Yangında binayı kurtarmak için etrafa verilen tahrifat dikkate alınmaz. Bu programın tek hedefi de enflasyonu söndürmekti. Bu nedenle, toplam talebin düşürülmesini öngörüyordu.
Halkın boğazından kestiler
Toplam talebin kısılmasının iki temel aracı kullanılıyordu. Birisi, faiz dışı fazla oranını yüksek tutup kamu altyapı ve sabit sermaye yatırım hacminin düşürülmesi… Diğeri maaş ve ücretlerin reel olarak kısıp, tarım desteklerini de yarı yarıya azaltıp harcamaların düşürülmesi idi. Kısa vadeli olmasının gerekçesi, yangın söndürmede doğacak tahrifatın uzun dönemde, ekonomik ve sosyal sorunlara yol açma riskinin de yüksek olmasıydı. AKP iktidarı bu kısa vadeli programa, altın bulmuş gibi yapıştı. Çünkü AKP’nin alternatif bir programı yoktu. Acil önlemler planı hem güdük kaldı, hem de hükümetin yapacaklarını alt alta dizmesi elbette alternatif bir istikrar programı olmazdı.

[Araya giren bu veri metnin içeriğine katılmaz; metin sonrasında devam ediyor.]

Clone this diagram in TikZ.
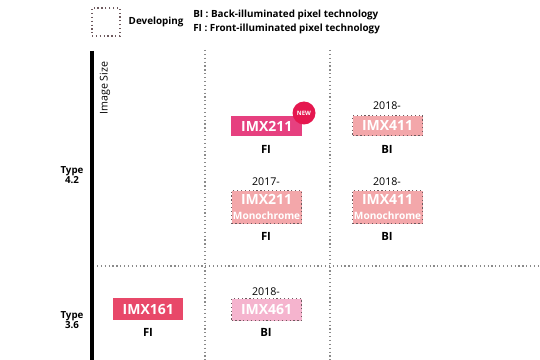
\documentclass[tikz,border=0pt]{standalone}
\usepackage{fontspec}
\setmainfont{Open Sans}
\definecolor{newpink}{HTML}{E6407F}
\definecolor{newred}{HTML}{E5174F}
\definecolor{devpink}{HTML}{F3A7AA}
\definecolor{devpink2}{HTML}{F5B4CE}
\definecolor{redpink}{HTML}{E84869}
\definecolor{dotgray}{HTML}{8A8A8A}
\definecolor{devborder}{HTML}{6E5A5E}
\begin{document}
\begin{tikzpicture}[x=0.75pt,y=-0.75pt,
  grid/.style={dotgray,line width=0.9pt,dotted},
  chip/.style={font=\fontsize{10.5}{11}\selectfont\bfseries,text=white,inner sep=0pt,anchor=north west},
  dev/.style={chip,draw=devborder,line width=0.9pt,dotted},
  lab/.style={font=\fontsize{8.5}{9}\selectfont\bfseries},
  yr/.style={font=\fontsize{8}{9}\selectfont},
  typ/.style={font=\fontsize{7.3}{7}\selectfont\bfseries,align=center}]
\useasboundingbox (0,0) rectangle (540,360);
% legend
\node[draw=devborder,line width=0.9pt,dotted,minimum width=28*0.75pt,minimum height=28*0.75pt,inner sep=0pt] (legbox) at (106,22) {};
\node[anchor=west,font=\fontsize{7.4}{8}\selectfont\bfseries] (legdev) at (124,22) {Developing};
\node[anchor=north west,font=\fontsize{7.4}{10}\selectfont\bfseries,align=left,inner sep=0pt] (legtxt) at (193,10) {BI : Back-illuminated pixel technology\\FI : Front-illuminated pixel technology};
% grid
\coordinate (v1t) at (205,50); \coordinate (v1b) at (205,360);
\coordinate (v2t) at (330,50); \coordinate (v2b) at (330,360);
\coordinate (hl) at (97,266); \coordinate (hr) at (540,266);
\draw[grid] (v1t) -- (v1b);
\draw[grid] (v2t) -- (v2b);
\draw[grid] (hl) -- (hr);
% axis
\coordinate (axt) at (92,51); \coordinate (axb) at (92,360);
\draw[line width=2.4pt] (axt) -- (axb);
\node[rotate=90,anchor=east,font=\fontsize{8}{8}\selectfont] (imgsize) at (105,57) {Image Size};
\node[typ] (t42) at (72,175) {Type\\4.2};
\node[typ] (t36) at (72,320) {Type\\3.6};
% IMX211 FI
\node[chip,fill=newpink,minimum width=71*0.75pt,minimum height=20*0.75pt] (a) at (231,116) {IMX211};
\node[circle,fill=newred,minimum size=23*0.75pt,inner sep=0pt,text=white,font=\fontsize{4.5}{5}\selectfont\bfseries] (new) at (304,113) {NEW};
\node[lab] (afi) at (266,149) {FI};
% IMX411 BI
\node[yr] (byr) at (387,106) {2018-};
\node[dev,fill=devpink,minimum width=70*0.75pt,minimum height=20*0.75pt] (b) at (352,115) {IMX411};
\node[lab] (bbi) at (387,149) {BI};
% IMX211 Monochrome
\node[yr] (cyr) at (266,182) {2017-};
\node[dev,fill=devpink,minimum width=70*0.75pt,minimum height=33*0.75pt,align=center,font=\bfseries] (c) at (231,190) {\fontsize{10.5}{11.5}\selectfont IMX211\\[-1pt]\fontsize{7.6}{9}\selectfont Monochrome};
\node[lab] (cfi) at (266,236) {FI};
% IMX411 Monochrome
\node[yr] (dyr) at (387,182) {2018-};
\node[dev,fill=devpink,minimum width=70*0.75pt,minimum height=33*0.75pt,align=center,font=\bfseries] (d) at (352,190) {\fontsize{10.5}{11.5}\selectfont IMX411\\[-1pt]\fontsize{7.6}{9}\selectfont Monochrome};
\node[lab] (dbi) at (387,236) {BI};
% IMX161
\node[chip,fill=redpink,minimum width=70*0.75pt,minimum height=22*0.75pt] (e) at (113,298) {IMX161};
\node[lab] (efi) at (148,332) {FI};
% IMX461
\node[yr] (fyr) at (266,292) {2018-};
\node[dev,fill=devpink2,minimum width=70*0.75pt,minimum height=22*0.75pt] (f) at (231,298) {IMX461};
\node[lab] (fbi) at (266,332) {BI};
\end{tikzpicture}
\end{document}
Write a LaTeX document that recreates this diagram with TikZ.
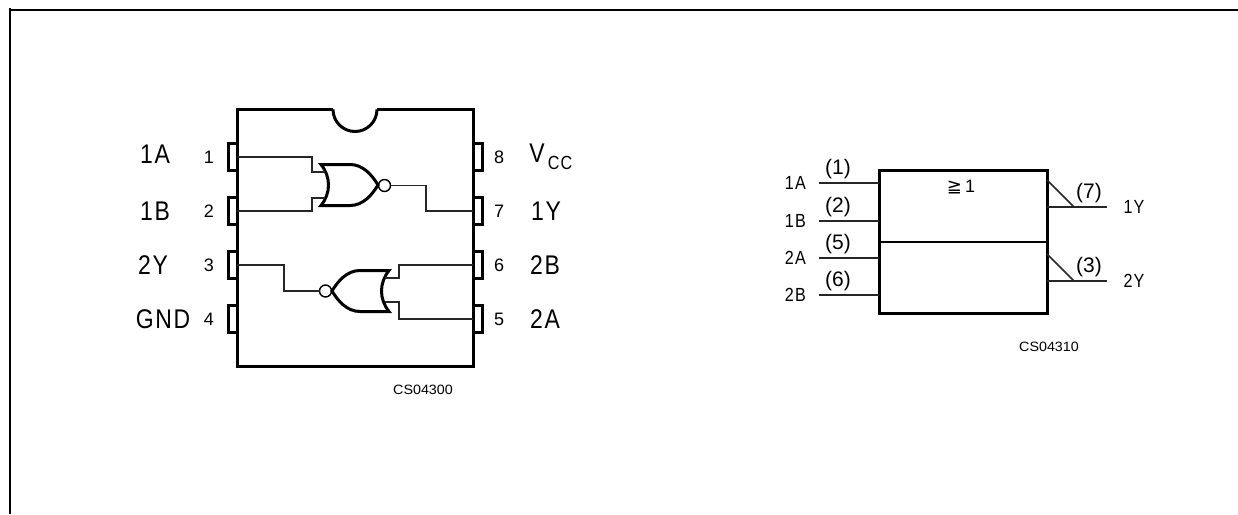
\documentclass[tikz,border=0pt]{standalone}
\usepackage{fontspec}
\setmainfont{Liberation Sans}
\newfontfamily\labelfont[FakeStretch=0.85,LetterSpace=6]{Liberation Sans}
\newfontfamily\partfont[FakeStretch=1.06]{Liberation Sans}
\newfontfamily\symfont{DejaVu Sans}
\usetikzlibrary{positioning}
\tikzstyle{chip} = [draw,line width=3pt,rectangle,inner sep=0,outer sep=0]
\tikzstyle{tab} = [draw,line width=3pt,rectangle,inner sep=0,outer sep=0,minimum width=9pt,minimum height=27pt]
\tikzstyle{wire} = [-,line width=1.7pt,color=black!85]
\tikzstyle{gate} = [-,line width=3pt]
\tikzstyle{bubble} = [draw,circle,line width=1.4pt,inner sep=0,outer sep=0,minimum size=12pt]
\tikzstyle{biglabel} = [inner sep=0,font=\fontsize{27}{27}\labelfont]
\tikzstyle{midlabel} = [inner sep=0,font=\fontsize{19}{19}\labelfont]
\tikzstyle{pinno} = [inner sep=0,font=\fontsize{18}{18}\selectfont]
\tikzstyle{parlabel} = [inner sep=0,font=\fontsize{21}{21}\selectfont]
\tikzstyle{partno} = [inner sep=0,font=\fontsize{13.5}{13.5}\partfont]
\def \gatew {57}
\def \gateh {20.5}
\begin{document}
\begin{tikzpicture}[x=1pt,y=-1pt]
  \useasboundingbox (0,0) rectangle (1238,514);
  % frame
  \coordinate (fa) at (10,514);
  \coordinate (fb) at (10,8);
  \coordinate (fc) at (10,10);
  \coordinate (fd) at (1238,10);
  \draw[line width=2.5pt] (fa) -- (fb);
  \draw[line width=2.5pt] (fc) -- (fd);
  % package
  \node[chip,minimum width=236pt,minimum height=256.5pt] (ic) at (355,237.75) {};
  \fill[white] (333,108) rectangle (377,111);
  \coordinate (nl) at (333,109.5);
  \draw[gate] (nl) arc[start angle=180,end angle=360,radius=22pt];
  \foreach \n/\y in {1/157,2/211,3/265,4/319}
    \node[tab,anchor=east] (p\n) at (237,\y) {};
  \foreach \n/\y in {8/157,7/211,6/265,5/319}
    \node[tab,anchor=west] (p\n) at (473,\y) {};
  % upper gate
  \begin{scope}[shift={(378,185)}]
    \draw[gate] (-\gatew,-\gateh) .. controls (-47,-8) and (-47,8) .. (-\gatew,\gateh)
      -- (-28,\gateh) .. controls (-15,\gateh) and (-6,10) .. (0,0)
      .. controls (-6,-10) and (-15,-\gateh) .. (-28,-\gateh) -- cycle;
    \coordinate (ua) at (-53,-13);
    \coordinate (ub) at (-53,13);
    \node[bubble] (uo) at (6.5,0.5) {};
  \end{scope}
  % lower gate
  \begin{scope}[shift={(332,291)}]
    \draw[gate] (\gatew,-\gateh) .. controls (47,-8) and (47,8) .. (\gatew,\gateh)
      -- (28,\gateh) .. controls (15,\gateh) and (6,10) .. (0,0)
      .. controls (6,-10) and (15,-\gateh) .. (28,-\gateh) -- cycle;
    \coordinate (la) at (53,-13);
    \coordinate (lb) at (53,11);
    \node[bubble] (lo) at (-6.5,0) {};
  \end{scope}
  \draw[wire] (p1.east) -| (312,172) -- (ua);
  \draw[wire] (p2.east) -| (312,198) -- (ub);
  \draw[wire] (uo.east) -| (426,211) -- (p7.west);
  \draw[wire] (p3.east) -| (284,291) -- (lo.west);
  \draw[wire] (p6.west) -| (399,278) -- (la);
  \draw[wire] (p5.west) -| (399,302) -- (lb);
  % pin names
  \node[biglabel] (n1a) at (155,154) {1A};
  \node[biglabel] (n1b) at (155,211) {1B};
  \node[biglabel] (n2y) at (153,265) {2Y};
  \node[biglabel] (ngnd) at (163,319) {GND};
  \node[biglabel] (nv) at (537,153) {V};
  \node[midlabel] (ncc) at (560,163) {CC};
  \node[biglabel] (n1y) at (546,211) {1Y};
  \node[biglabel] (n2b) at (545,265) {2B};
  \node[biglabel] (n2a) at (545,319) {2A};
  \foreach \n/\y in {1/157,2/211,3/265,4/319}
    \node[pinno] (t\n) at (209,\y) {\n};
  \foreach \n/\y in {8/157,7/211,6/265,5/319}
    \node[pinno] (t\n) at (499,\y) {\n};
  \node[partno] (cap1) at (423,390) {CS04300};
  % logic symbol
  \node[chip,minimum width=168pt,minimum height=143pt] (sym) at (963,241.5) {};
  \draw[line width=2pt] (sym.west) -- (sym.east);
  \foreach \l/\p/\y in {1A/1/183,1B/2/221,2A/5/258,2B/6/295} {
    \coordinate (i\p) at (819,\y);
    \draw[wire] (i\p) -- (879,\y);
    \node[midlabel,left=13pt of i\p] (il\p) {\l};
    \node[parlabel] (ip\p) at (838,\y-14) {(\p)};
  }
  \foreach \l/\p/\y in {1Y/7/207,2Y/3/281} {
    \coordinate (o\p) at (1107,\y);
    \coordinate (k\p) at (1074,\y);
    \coordinate (d\p) at (1047,\y-27);
    \draw[wire] (1047,\y) -- (o\p);
    \draw[wire] (d\p) -- (k\p);
    \node[midlabel] (ol\p) at (1134,\y) {\l};
    \node[parlabel] (op\p) at (1089,\y-14) {(\p)};
  }
  \node[inner sep=0,font=\fontsize{18}{18}\selectfont] (ge) at (961,187) {{\symfont ≧}\,1};
  \node[partno] (cap2) at (1049,347) {CS04310};
\end{tikzpicture}
\end{document}
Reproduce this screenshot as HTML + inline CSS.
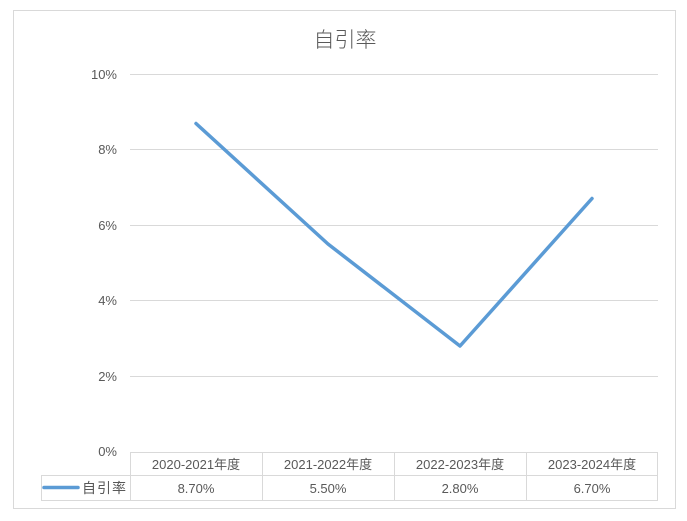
<!DOCTYPE html>
<html><head><meta charset="utf-8"><style>
html,body{margin:0;padding:0;background:#fff;}
svg{display:block;}
text{font-family:"Liberation Sans","Noto Sans CJK SC",sans-serif;fill:#595959;}
</style></head><body>
<svg width="687" height="521" viewBox="0 0 687 521" xmlns="http://www.w3.org/2000/svg">
<rect x="0" y="0" width="687" height="521" fill="#fff"/>
<rect x="13.5" y="10.5" width="662" height="498" fill="#fff" stroke="#d9d9d9" stroke-width="1"/>
<text x="345" y="47" font-size="21" text-anchor="middle" font-weight="300" style="font-family:'Noto Sans CJK SC',sans-serif;">自引率</text>
<g stroke="#d9d9d9" stroke-width="1">
<line x1="130" y1="74.5" x2="658" y2="74.5"/>
<line x1="130" y1="149.5" x2="658" y2="149.5"/>
<line x1="130" y1="225.5" x2="658" y2="225.5"/>
<line x1="130" y1="300.5" x2="658" y2="300.5"/>
<line x1="130" y1="376.5" x2="658" y2="376.5"/>
</g>
<g font-size="13" text-anchor="end">
<text x="117" y="79">10%</text>
<text x="117" y="154">8%</text>
<text x="117" y="230">6%</text>
<text x="117" y="305">4%</text>
<text x="117" y="381">2%</text>
<text x="117" y="456">0%</text>
</g>
<!-- table -->
<g stroke="#d9d9d9" stroke-width="1" fill="none">
<line x1="130" y1="452.5" x2="657" y2="452.5"/>
<line x1="41" y1="475.5" x2="657" y2="475.5"/>
<line x1="41" y1="500.5" x2="657" y2="500.5"/>
<line x1="41.5" y1="475" x2="41.5" y2="501"/>
<line x1="130.5" y1="452" x2="130.5" y2="501"/>
<line x1="262.5" y1="452" x2="262.5" y2="501"/>
<line x1="394.5" y1="452" x2="394.5" y2="501"/>
<line x1="526.5" y1="452" x2="526.5" y2="501"/>
<line x1="657.5" y1="452" x2="657.5" y2="501"/>
</g>
<g font-size="13" text-anchor="middle">
<text x="196" y="469">2020-2021<tspan style="font-family:'Noto Sans CJK SC',sans-serif;">年度</tspan></text>
<text x="328" y="469">2021-2022<tspan style="font-family:'Noto Sans CJK SC',sans-serif;">年度</tspan></text>
<text x="460" y="469">2022-2023<tspan style="font-family:'Noto Sans CJK SC',sans-serif;">年度</tspan></text>
<text x="592" y="469">2023-2024<tspan style="font-family:'Noto Sans CJK SC',sans-serif;">年度</tspan></text>
<text x="196" y="493">8.70%</text>
<text x="328" y="493">5.50%</text>
<text x="460" y="493">2.80%</text>
<text x="592" y="493">6.70%</text>
</g>
<line x1="44" y1="487.5" x2="78" y2="487.5" stroke="#5b9bd5" stroke-width="3.5" stroke-linecap="round"/>
<text x="82" y="493" font-size="14" style="font-family:'Noto Sans CJK SC',sans-serif;" letter-spacing="1">自引率</text>
<polyline points="196,123.5 328,244 460,346 592,198.5" fill="none" stroke="#5b9bd5" stroke-width="3.5" stroke-linecap="round" stroke-linejoin="round"/>
</svg>
</body></html>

20001 yılındaki yangın söndürme programı sonucu, 2003 yılı sonunda ve 2004 yılı başında enflasyon yüzde onlar seviyesine geldi. Söz konusu program enflasyonun köpüğünü aldı. Ancak yapısal sorunlar daha da ağırlaştı. Örneğin sektörel denge bozuldu… Reel sektörle finans sektörü arasındaki denge bozuldu. Finans sektörü ve Borsa aşırı balon yaparak, reel sektörü temsil etmekten uzaklaştı. Hazine’ye finans sektörünün biriken 90 milyar YTL’lik borcunu, AKP iktidarı bir ay önce bir yasayla sildi. Örneğin kamu etkin hizmet yapamaz duruma sokuldu. Kamu sektörü altyapı yatırımlarını kıstı… Doğal tekelleri, altyapıyı özelleştirdi. Eğitim ve sağlığı tarikatlara yaptırmaya başladı. İktidar vergilerde çok sık değişiklik yaparak vergi yapısını bozdu. Hükümet bütçe dışında, Hazine nakitlerini kullanarak veya merkezi devletin yapması gereken bazı hizmetleri borçlandırarak, büyük şehir belediyelerine yaptırdı. Kamuda mali disiplini bozdu.
Bu yapısal sorunlar enflasyonun kronik bir yapı kazanmasına neden oldu. Eğer 2004 yılı başında Türkiye bir yapısal dönüşüm programı yapmış olsaydı, enflasyon kronik yapı kazanmazdı.
MB’nin de günahı var
Merkez Bankası da faizleri yanlış kullandı… MB, enflasyonu tutmak için gecelik faizleri artırdığını açıkladı. Yüksek faiz, tüketimin ve toplam talebin daralmasına neden olur. Ancak bu uygulama ekonominin genişleme dönemleri için geçerlidir. Oysa Türkiye’de daralma dönemi başladı. Zaten özel tüketim harcamalarında bir artış yoktur. Şimdi artan faiz hem bütçe açıklarına neden olacaktır. Bu yolla enflasyonu olumsuz etkileyecektir. Hem de yatırımların durmasına neden olacaktır. Bu yolla iç üretim ve toplam arz daralacaktır. Öte yandan piyasada oligopol yapı olduğu için firmalar artan faiz maliyetini de perakende fiyatlara yansıtacaktır.
Özetle yüksek faiz bu konjonktürde hem enflasyon için çıpa olamayacak, hem de durgunluğun artmasına neden olacaktır.